In late 2004, Art Brut, straight outta Bournemouth, emerged not to destroy Rock once and for all but merely to cast scorn and sympathy upon its puerile pretensions. Look, they seemed to say, what you’ve wasted your life over. Sad, innit? Or is it?

Art Brut look pretty young, overall, with a motley image of no particular rock party line and a lead singer, Eddie Argos, who appears to be in that slightly older phase when the profundity of Great Rock has been more clearly revealed to be utter bullpuckey. He’s an adroitly humorous gent currently sporting a pencil-thin mustache and refreshingly plentiful early-middle-age spread, and appearing to enjoy a drinkypoo or three. His relative age and very Englishness somehow bring an authenticity and an engaging tone to the band’s target-shooting. You might’ve heard about some of their exploits via their Bang Bang Rock & Roll, with its first single’s statement of intent: “Look at us, we formed a band!”

Argos and his mates slammed and sloshed through a shrewdly sloppy punk-rock set list (you’ll notice that this band can really play, actually), including a knockout opener of the aforementioned “Formed a Band,” plus a hilariously manic “My Little Brother,” and another tune about Argos’ little brother, plus a boisterous “Bang Bang Rock & Roll” and “Moving to L.A.,” where Argos ponders doing a Mick Fleetwood and pulling up roots, though he’d likely be arrested by the Parks Department.

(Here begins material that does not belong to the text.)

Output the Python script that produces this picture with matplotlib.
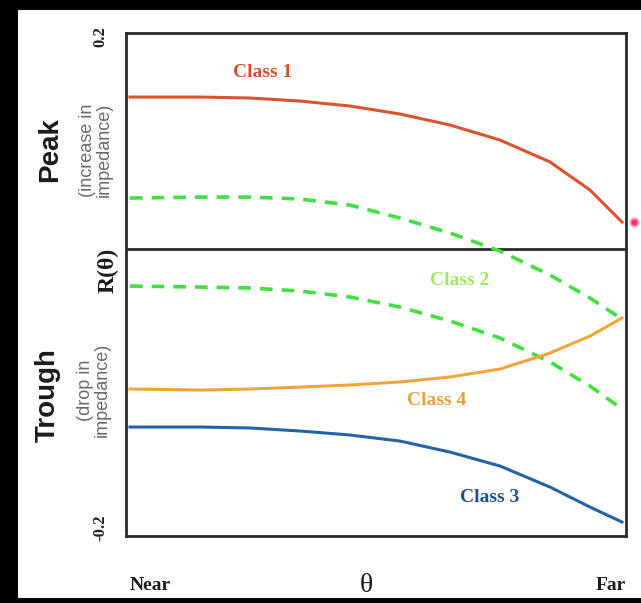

All this in addition to short, sharp ditties like “18,000 Lira” and “Rusted Guns of Milan” — an erectile-dysfunction missive with Argos singing, “It doesn’t mean that I don’t love you” as the band reassures “I know I can, I know I can” — found Argos clumsily climbing the light pole, or singing from deep inside the crowd, cordially cajoling and regaling us with sheer nonsense, like your mildly sauced old uncle at the family Christmas party.

The end. Fists thrust in air — another conquest, next stop Staples Center. By the way, “Formed a Band” has sold 5,000 copies so far and polled high in many a music mag, including Rolling Stone, which proclaimed Art Brut the best unsigned band in the U.K. (Update: they just got signed stateside!) They’re getting really huge in Germany. You’re saying, hell, I could’ve done that. But you didn’t, did you?